# Set task
All of the listing below must be repeated word for word. Pictures are the only thing to omit.

# Dataset excerpt
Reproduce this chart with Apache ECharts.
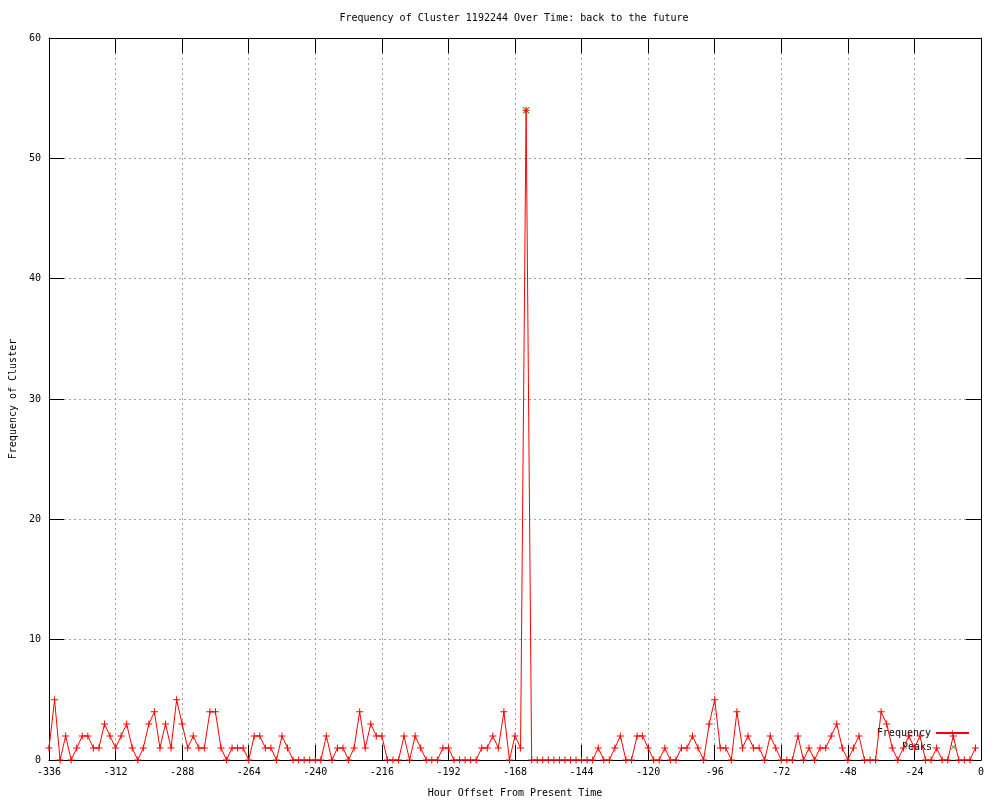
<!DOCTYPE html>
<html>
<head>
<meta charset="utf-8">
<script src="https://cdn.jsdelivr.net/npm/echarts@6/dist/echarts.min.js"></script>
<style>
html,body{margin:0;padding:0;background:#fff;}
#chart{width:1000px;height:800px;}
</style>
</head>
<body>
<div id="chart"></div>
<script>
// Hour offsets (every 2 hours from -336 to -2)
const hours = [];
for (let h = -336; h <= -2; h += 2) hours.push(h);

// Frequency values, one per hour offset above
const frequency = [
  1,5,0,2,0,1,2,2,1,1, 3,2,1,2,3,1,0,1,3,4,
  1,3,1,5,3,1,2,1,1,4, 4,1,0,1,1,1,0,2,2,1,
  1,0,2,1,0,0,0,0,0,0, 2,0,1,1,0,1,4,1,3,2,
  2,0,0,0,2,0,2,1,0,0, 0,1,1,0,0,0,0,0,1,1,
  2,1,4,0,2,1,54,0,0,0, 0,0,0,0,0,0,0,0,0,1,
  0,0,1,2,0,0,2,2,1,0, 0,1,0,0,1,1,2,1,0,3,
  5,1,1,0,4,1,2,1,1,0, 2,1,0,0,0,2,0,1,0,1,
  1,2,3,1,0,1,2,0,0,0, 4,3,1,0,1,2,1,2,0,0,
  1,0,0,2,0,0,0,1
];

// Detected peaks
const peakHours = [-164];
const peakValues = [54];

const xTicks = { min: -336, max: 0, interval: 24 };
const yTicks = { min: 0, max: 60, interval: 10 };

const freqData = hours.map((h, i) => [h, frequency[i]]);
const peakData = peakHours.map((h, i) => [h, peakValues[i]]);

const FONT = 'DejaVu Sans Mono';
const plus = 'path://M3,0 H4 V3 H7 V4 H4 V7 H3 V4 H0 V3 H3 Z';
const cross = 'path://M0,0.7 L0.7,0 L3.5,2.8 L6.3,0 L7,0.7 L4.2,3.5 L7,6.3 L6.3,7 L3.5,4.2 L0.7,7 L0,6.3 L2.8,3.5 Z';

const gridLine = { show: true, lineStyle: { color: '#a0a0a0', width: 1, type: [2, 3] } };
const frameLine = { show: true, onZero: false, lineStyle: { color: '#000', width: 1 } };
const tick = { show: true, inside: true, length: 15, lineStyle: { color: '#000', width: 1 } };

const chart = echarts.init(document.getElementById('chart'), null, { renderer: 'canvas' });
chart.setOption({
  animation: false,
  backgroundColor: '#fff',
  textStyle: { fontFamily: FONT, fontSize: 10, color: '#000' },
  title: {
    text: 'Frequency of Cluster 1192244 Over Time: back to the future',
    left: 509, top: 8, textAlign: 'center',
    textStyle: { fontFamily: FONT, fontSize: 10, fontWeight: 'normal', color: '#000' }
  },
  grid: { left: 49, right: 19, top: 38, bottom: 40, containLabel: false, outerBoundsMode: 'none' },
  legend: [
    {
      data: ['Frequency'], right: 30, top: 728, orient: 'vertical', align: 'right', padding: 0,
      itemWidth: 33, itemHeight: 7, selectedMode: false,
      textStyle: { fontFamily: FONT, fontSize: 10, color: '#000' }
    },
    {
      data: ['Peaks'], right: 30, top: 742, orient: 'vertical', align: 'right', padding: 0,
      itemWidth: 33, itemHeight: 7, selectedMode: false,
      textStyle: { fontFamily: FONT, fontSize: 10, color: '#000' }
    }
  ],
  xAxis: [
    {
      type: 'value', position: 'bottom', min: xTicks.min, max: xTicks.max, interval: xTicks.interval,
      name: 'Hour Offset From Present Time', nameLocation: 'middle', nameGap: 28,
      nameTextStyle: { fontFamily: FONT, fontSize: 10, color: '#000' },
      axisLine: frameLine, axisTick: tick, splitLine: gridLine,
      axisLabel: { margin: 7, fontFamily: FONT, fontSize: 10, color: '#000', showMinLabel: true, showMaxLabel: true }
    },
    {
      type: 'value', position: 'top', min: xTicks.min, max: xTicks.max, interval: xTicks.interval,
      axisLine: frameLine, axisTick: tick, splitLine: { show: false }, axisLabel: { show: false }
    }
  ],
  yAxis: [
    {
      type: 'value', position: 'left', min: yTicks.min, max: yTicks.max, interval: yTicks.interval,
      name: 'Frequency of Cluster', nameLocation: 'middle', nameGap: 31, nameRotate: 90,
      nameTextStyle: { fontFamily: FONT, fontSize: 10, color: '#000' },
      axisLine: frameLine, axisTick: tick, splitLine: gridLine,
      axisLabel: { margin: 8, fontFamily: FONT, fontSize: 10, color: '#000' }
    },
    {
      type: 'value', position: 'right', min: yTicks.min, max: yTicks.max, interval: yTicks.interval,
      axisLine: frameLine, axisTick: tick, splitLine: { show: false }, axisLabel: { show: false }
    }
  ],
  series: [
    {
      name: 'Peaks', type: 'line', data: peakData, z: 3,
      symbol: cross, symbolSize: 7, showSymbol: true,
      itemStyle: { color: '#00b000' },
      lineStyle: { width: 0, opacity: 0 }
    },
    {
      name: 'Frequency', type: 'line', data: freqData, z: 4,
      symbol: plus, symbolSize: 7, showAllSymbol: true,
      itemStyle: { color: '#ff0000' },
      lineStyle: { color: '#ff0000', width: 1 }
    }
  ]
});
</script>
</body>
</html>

# Result of this exercise
Reproduce this chart with Apache ECharts.
<!DOCTYPE html>
<html>
<head>
<meta charset="utf-8">
<script src="https://cdn.jsdelivr.net/npm/echarts@6/dist/echarts.min.js"></script>
<style>
html,body{margin:0;padding:0;background:#fff;}
#chart{width:1000px;height:800px;}
</style>
</head>
<body>
<div id="chart"></div>
<script>
// Hour offsets (every 2 hours from -336 to -2)
const hours = [];
for (let h = -336; h <= -2; h += 2) hours.push(h);

// Frequency values, one per hour offset above
const frequency = [
  1,5,0,2,0,1,2,2,1,1, 3,2,1,2,3,1,0,1,3,4,
  1,3,1,5,3,1,2,1,1,4, 4,1,0,1,1,1,0,2,2,1,
  1,0,2,1,0,0,0,0,0,0, 2,0,1,1,0,1,4,1,3,2,
  2,0,0,0,2,0,2,1,0,0, 0,1,1,0,0,0,0,0,1,1,
  2,1,4,0,2,1,54,0,0,0, 0,0,0,0,0,0,0,0,0,1,
  0,0,1,2,0,0,2,2,1,0, 0,1,0,0,1,1,2,1,0,3,
  5,1,1,0,4,1,2,1,1,0, 2,1,0,0,0,2,0,1,0,1,
  1,2,3,1,0,1,2,0,0,0, 4,3,1,0,1,2,1,2,0,0,
  1,0,0,2,0,0,0,1
];

// Detected peaks
const peakHours = [-164];
const peakValues = [54];

const xTicks = { min: -336, max: 0, interval: 24 };
const yTicks = { min: 0, max: 60, interval: 10 };

const freqData = hours.map((h, i) => [h, frequency[i]]);
const peakData = peakHours.map((h, i) => [h, peakValues[i]]);

const FONT = 'DejaVu Sans Mono';
const plus = 'path://M3,0 H4 V3 H7 V4 H4 V7 H3 V4 H0 V3 H3 Z';
const cross = 'path://M0,0.7 L0.7,0 L3.5,2.8 L6.3,0 L7,0.7 L4.2,3.5 L7,6.3 L6.3,7 L3.5,4.2 L0.7,7 L0,6.3 L2.8,3.5 Z';

const gridLine = { show: true, lineStyle: { color: '#a0a0a0', width: 1, type: [2, 3] } };
const frameLine = { show: true, onZero: false, lineStyle: { color: '#000', width: 1 } };
const tick = { show: true, inside: true, length: 15, lineStyle: { color: '#000', width: 1 } };

const chart = echarts.init(document.getElementById('chart'), null, { renderer: 'canvas' });
chart.setOption({
  animation: false,
  backgroundColor: '#fff',
  textStyle: { fontFamily: FONT, fontSize: 10, color: '#000' },
  title: {
    text: 'Frequency of Cluster 1192244 Over Time: back to the future',
    left: 509, top: 8, textAlign: 'center',
    textStyle: { fontFamily: FONT, fontSize: 10, fontWeight: 'normal', color: '#000' }
  },
  grid: { left: 49, right: 19, top: 38, bottom: 40, containLabel: false, outerBoundsMode: 'none' },
  legend: [
    {
      data: ['Frequency'], right: 30, top: 728, orient: 'vertical', align: 'right', padding: 0,
      itemWidth: 33, itemHeight: 7, selectedMode: false,
      textStyle: { fontFamily: FONT, fontSize: 10, color: '#000' }
    },
    {
      data: ['Peaks'], right: 30, top: 742, orient: 'vertical', align: 'right', padding: 0,
      itemWidth: 33, itemHeight: 7, selectedMode: false,
      textStyle: { fontFamily: FONT, fontSize: 10, color: '#000' }
    }
  ],
  xAxis: [
    {
      type: 'value', position: 'bottom', min: xTicks.min, max: xTicks.max, interval: xTicks.interval,
      name: 'Hour Offset From Present Time', nameLocation: 'middle', nameGap: 28,
      nameTextStyle: { fontFamily: FONT, fontSize: 10, color: '#000' },
      axisLine: frameLine, axisTick: tick, splitLine: gridLine,
      axisLabel: { margin: 7, fontFamily: FONT, fontSize: 10, color: '#000', showMinLabel: true, showMaxLabel: true }
    },
    {
      type: 'value', position: 'top', min: xTicks.min, max: xTicks.max, interval: xTicks.interval,
      axisLine: frameLine, axisTick: tick, splitLine: { show: false }, axisLabel: { show: false }
    }
  ],
  yAxis: [
    {
      type: 'value', position: 'left', min: yTicks.min, max: yTicks.max, interval: yTicks.interval,
      name: 'Frequency of Cluster', nameLocation: 'middle', nameGap: 31, nameRotate: 90,
      nameTextStyle: { fontFamily: FONT, fontSize: 10, color: '#000' },
      axisLine: frameLine, axisTick: tick, splitLine: gridLine,
      axisLabel: { margin: 8, fontFamily: FONT, fontSize: 10, color: '#000' }
    },
    {
      type: 'value', position: 'right', min: yTicks.min, max: yTicks.max, interval: yTicks.interval,
      axisLine: frameLine, axisTick: tick, splitLine: { show: false }, axisLabel: { show: false }
    }
  ],
  series: [
    {
      name: 'Peaks', type: 'line', data: peakData, z: 3,
      symbol: cross, symbolSize: 7, showSymbol: true,
      itemStyle: { color: '#00b000' },
      lineStyle: { width: 0, opacity: 0 }
    },
    {
      name: 'Frequency', type: 'line', data: freqData, z: 4,
      symbol: plus, symbolSize: 7, showAllSymbol: true,
      itemStyle: { color: '#ff0000' },
      lineStyle: { color: '#ff0000', width: 1 }
    }
  ]
});
</script>
</body>
</html>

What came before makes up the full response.